今年もオランダで高齢者施設を視察してきた。人気の画家フェルメールを育んだ陶芸の町、デルフトに足を延ばしたほか、例年通りアムステルダム周辺など各地を回った。注目したのは、認知症の高齢者が施設でどのように過ごしているか、最期の時をどのように迎えているのか、である。
2012年から6回に及ぶ視察で24の施設を訪ねた。半世紀前に開設したところから3年前にできたばかりの施設。定員も30人から150人とさまざまな規模だ。これらの視察を通じて、この国の施設づくりの方向性と目指しているケアの在り方を考えてみたい。
1人部屋+水回りは数人で共有
普通の暮らしができる「個室ユニット形式」
アムステル市内で外国人が多く住み、中層の住宅ビルが立ち並ぶ中に、「コアダーン」が運営する集合住宅があった。コアダーンは、同市内で訪問看護介護の事務所など看板をよく見かける大手の事業者である。
5階までの各フロアに5~7室が連なり、合わせて30人が暮らしている。全員、認知症ケアが必要だ。各部屋には自宅から持ち込んだゆったりした椅子や写真などが並び、自宅と変わらない雰囲気だ。
廊下の先にはLDK(リビング・ダイニング・キッチン)が広がる。三方向からの大きな窓を通じて明るい陽射しが注がれ、車いす姿の入居者たちが落ち着いた表情で昼食を待っていた。
こうしたユニット形式はどこの施設でも共通している。だが、40~50年前は違っていた。4人部屋や2人部屋も多かった。個室も狭かった。個室ユニット型への変遷の歴史が一目で分かるのは、ロッテルダムに建つ10階建てのヤンメルテンスである。運営する大手法人、ユマニタスの第一号施設である。

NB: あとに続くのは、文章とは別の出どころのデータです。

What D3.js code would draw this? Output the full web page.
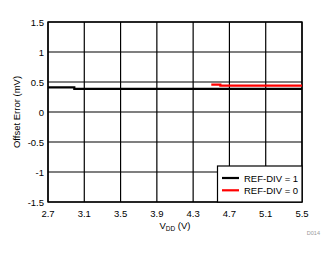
<!DOCTYPE html>
<html><head><meta charset="utf-8">
<script src="https://cdn.jsdelivr.net/npm/d3@7"></script>
<style>body{margin:0;background:#fff}svg{display:block;font-family:"Liberation Sans",Arial,sans-serif}</style>
</head><body><svg id="c" width="335" height="254"></svg>
<script>
const xTicks=[2.7,3.1,3.5,3.9,4.3,4.7,5.1,5.5];
const yTicks=[-1.5,-1,-0.5,0,0.5,1,1.5];
const seriesNames=["REF-DIV = 1","REF-DIV = 0"];
const seriesColors=["#000000","#ff0000"];
const refDiv1X=[2.7,2.99,2.99,5.5];
const refDiv1Y=[0.41,0.41,0.385,0.385];
const refDiv0X=[4.5,4.6,4.6,5.5];
const refDiv0Y=[0.455,0.455,0.44,0.44];

const svg=d3.select("#c");
const L=48,R=302,T=22,B=202;
const x=d3.scaleLinear().domain([2.7,5.5]).range([L,R]);
const y=d3.scaleLinear().domain([-1.5,1.5]).range([B,T]);

const g=svg.append("g");
g.selectAll(".vg").data(xTicks).join("line").attr("x1",d=>x(d)).attr("x2",d=>x(d)).attr("y1",T).attr("y2",B).attr("stroke","#000").attr("stroke-width",1.2);
g.selectAll(".hg").data(yTicks).join("line").attr("y1",d=>y(d)).attr("y2",d=>y(d)).attr("x1",L).attr("x2",R).attr("stroke","#000").attr("stroke-width",1.2);
g.append("rect").attr("x",L).attr("y",T).attr("width",R-L).attr("height",B-T).attr("fill","none").attr("stroke","#000").attr("stroke-width",1.4);

svg.selectAll(".yl").data(yTicks).join("text").attr("x",44).attr("y",d=>y(d)+3.5).attr("text-anchor","end").attr("font-size",9.5).attr("fill","#000").text(d=>d);
svg.selectAll(".xl").data(xTicks).join("text").attr("x",d=>x(d)).attr("y",217).attr("text-anchor","middle").attr("font-size",9.5).attr("fill","#000").text(d=>d.toFixed(1));

const line=d3.line().x(d=>x(d[0])).y(d=>y(d[1]));
const s1=refDiv1X.map((v,i)=>[v,refDiv1Y[i]]);
const s0=refDiv0X.map((v,i)=>[v,refDiv0Y[i]]);
svg.append("path").attr("d",line(s1)).attr("fill","none").attr("stroke",seriesColors[0]).attr("stroke-width",2.2);
svg.append("path").attr("d",line(s0)).attr("fill","none").attr("stroke",seriesColors[1]).attr("stroke-width",2.2);

// legend
svg.append("rect").attr("x",217.5).attr("y",166).attr("width",R-217.5).attr("height",B-166).attr("fill","#fff").attr("stroke","#000").attr("stroke-width",1.2);
seriesNames.forEach((n,i)=>{
  const yy=178+i*12.3;
  svg.append("line").attr("x1",222).attr("x2",239).attr("y1",yy).attr("y2",yy).attr("stroke",seriesColors[i]).attr("stroke-width",2.2);
  svg.append("text").attr("x",244).attr("y",yy+3.5).attr("font-size",9.5).attr("fill","#000").text(n);
});

// axis titles
const xt=svg.append("text").attr("x",175).attr("y",229).attr("text-anchor","middle").attr("font-size",9.5).attr("fill","#000");
xt.append("tspan").text("V");
xt.append("tspan").attr("font-size",6.5).attr("dy",1.5).text("DD");
xt.append("tspan").attr("dy",-1.5).text(" (V)");
svg.append("text").attr("transform","translate(20,112) rotate(-90)").attr("text-anchor","middle").attr("font-size",9.5).attr("fill","#000").text("Offset Error (mV)");
svg.append("text").attr("x",320).attr("y",235).attr("text-anchor","end").attr("font-size",5.5).attr("fill","#999").text("D014");
</script></body></html>
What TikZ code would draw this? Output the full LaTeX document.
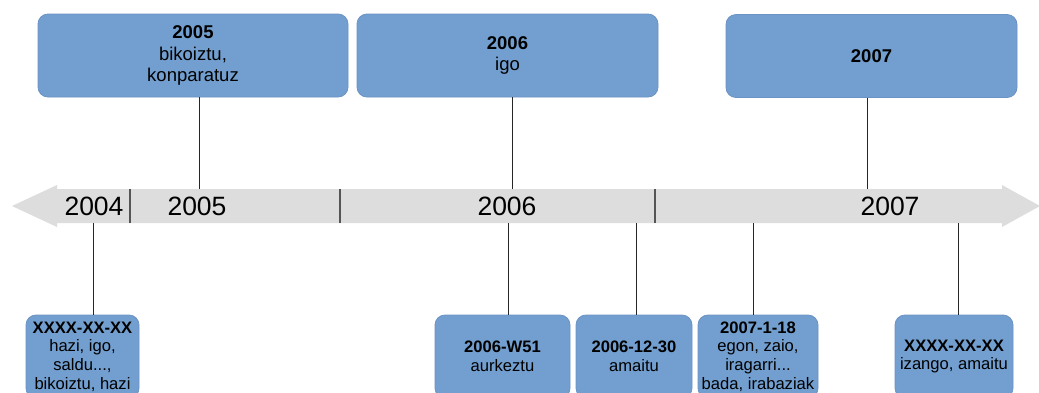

1964年に開設されたときは353室。それを24年後に大改修して2部屋を1部屋に統合、「普通の家の広さに近付けた」。部屋数は半分以下の162に。そして2007年には、全体の半数をユニット型に改変した。7つの個室ごとにLDKを備えた。認知症の人の入居が増えてきたためである。
集団管理から個別ケアへの転換である。認知症ケアの理想型である「グループホーム」方式を取り入れた。家庭的な小さなグループを作り、できるだけ普通の暮らしに近付けた生活を送ることが何よりのケアスタイル、という考え方である。